**** Data lines
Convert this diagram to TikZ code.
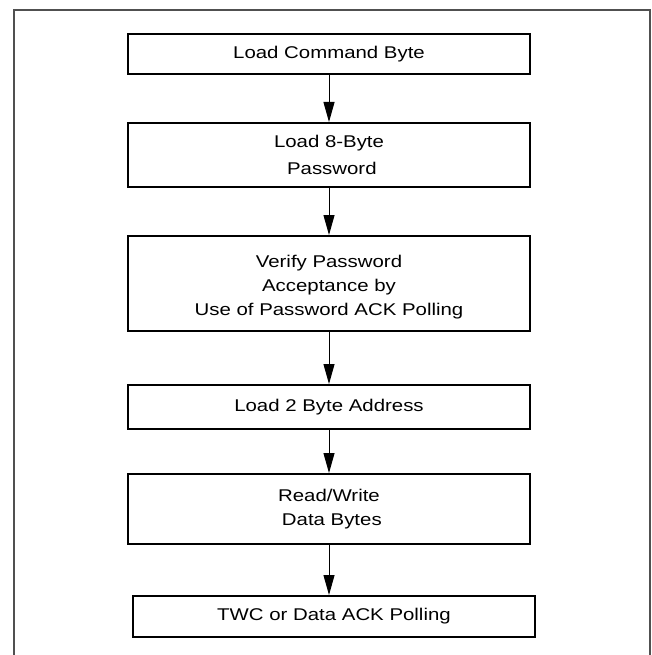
\documentclass[tikz,border=0pt]{standalone}
\usepackage{fontspec}
\setmainfont{Liberation Sans}
\newfontfamily\flowfont[FakeStretch=1.2]{Liberation Sans}
\usetikzlibrary{arrows.meta}
\definecolor{framegray}{HTML}{505050}
\tikzset{
  stepbox/.style={draw=black, line width=2pt, minimum width=402pt, align=center,
    font=\flowfont\fontsize{17}{24}\selectfont, inner sep=0pt},
  flowarrow/.style={line width=1pt, -{Triangle[length=20pt,width=11pt]}},
  outerframe/.style={draw=framegray, line width=1.5pt}
}
\begin{document}
\begin{tikzpicture}[x=1pt,y=1pt]
\useasboundingbox (0,0) rectangle (651,-655);
% open frame around the flow
\draw[outerframe] (14,-655) -- (14,-10) -- (650,-10) -- (650,-655);
% steps
\node[stepbox, minimum height=40pt] (cmd) at (329,-54) {Load Command Byte};
\node[stepbox, minimum height=64pt, font=\flowfont\fontsize{17}{27}\selectfont] (pwd) at (329,-155) {Load 8-Byte\\ \ Password};
\node[stepbox, minimum height=95pt] (ver) at (329,-283.5) {\rule{0pt}{19pt}Verify Password\\Acceptance by\\Use of Password ACK Polling};
\node[stepbox, minimum height=44pt] (addr) at (329,-407) {Load 2 Byte Address};
\node[stepbox, minimum height=70pt] (rw) at (329,-509) {Read/Write\\ \ Data Bytes};
\node[stepbox, minimum height=41pt] (poll) at (334,-616.5) {TWC or Data ACK Polling};
% connectors
\draw[flowarrow] (cmd) -- (pwd);
\draw[flowarrow] (pwd) -- (ver);
\draw[flowarrow] (ver) -- (addr);
\draw[flowarrow] (addr) -- (rw);
\draw[flowarrow] (rw.south) -- (rw.south |- poll.north);
\end{tikzpicture}
\end{document}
********
Set task: Return each line from the material above exactly, but not the pictures.

Task answer:
Convert this diagram to TikZ code.
\documentclass[tikz,border=0pt]{standalone}
\usepackage{fontspec}
\setmainfont{Liberation Sans}
\newfontfamily\flowfont[FakeStretch=1.2]{Liberation Sans}
\usetikzlibrary{arrows.meta}
\definecolor{framegray}{HTML}{505050}
\tikzset{
  stepbox/.style={draw=black, line width=2pt, minimum width=402pt, align=center,
    font=\flowfont\fontsize{17}{24}\selectfont, inner sep=0pt},
  flowarrow/.style={line width=1pt, -{Triangle[length=20pt,width=11pt]}},
  outerframe/.style={draw=framegray, line width=1.5pt}
}
\begin{document}
\begin{tikzpicture}[x=1pt,y=1pt]
\useasboundingbox (0,0) rectangle (651,-655);
% open frame around the flow
\draw[outerframe] (14,-655) -- (14,-10) -- (650,-10) -- (650,-655);
% steps
\node[stepbox, minimum height=40pt] (cmd) at (329,-54) {Load Command Byte};
\node[stepbox, minimum height=64pt, font=\flowfont\fontsize{17}{27}\selectfont] (pwd) at (329,-155) {Load 8-Byte\\ \ Password};
\node[stepbox, minimum height=95pt] (ver) at (329,-283.5) {\rule{0pt}{19pt}Verify Password\\Acceptance by\\Use of Password ACK Polling};
\node[stepbox, minimum height=44pt] (addr) at (329,-407) {Load 2 Byte Address};
\node[stepbox, minimum height=70pt] (rw) at (329,-509) {Read/Write\\ \ Data Bytes};
\node[stepbox, minimum height=41pt] (poll) at (334,-616.5) {TWC or Data ACK Polling};
% connectors
\draw[flowarrow] (cmd) -- (pwd);
\draw[flowarrow] (pwd) -- (ver);
\draw[flowarrow] (ver) -- (addr);
\draw[flowarrow] (addr) -- (rw);
\draw[flowarrow] (rw.south) -- (rw.south |- poll.north);
\end{tikzpicture}
\end{document}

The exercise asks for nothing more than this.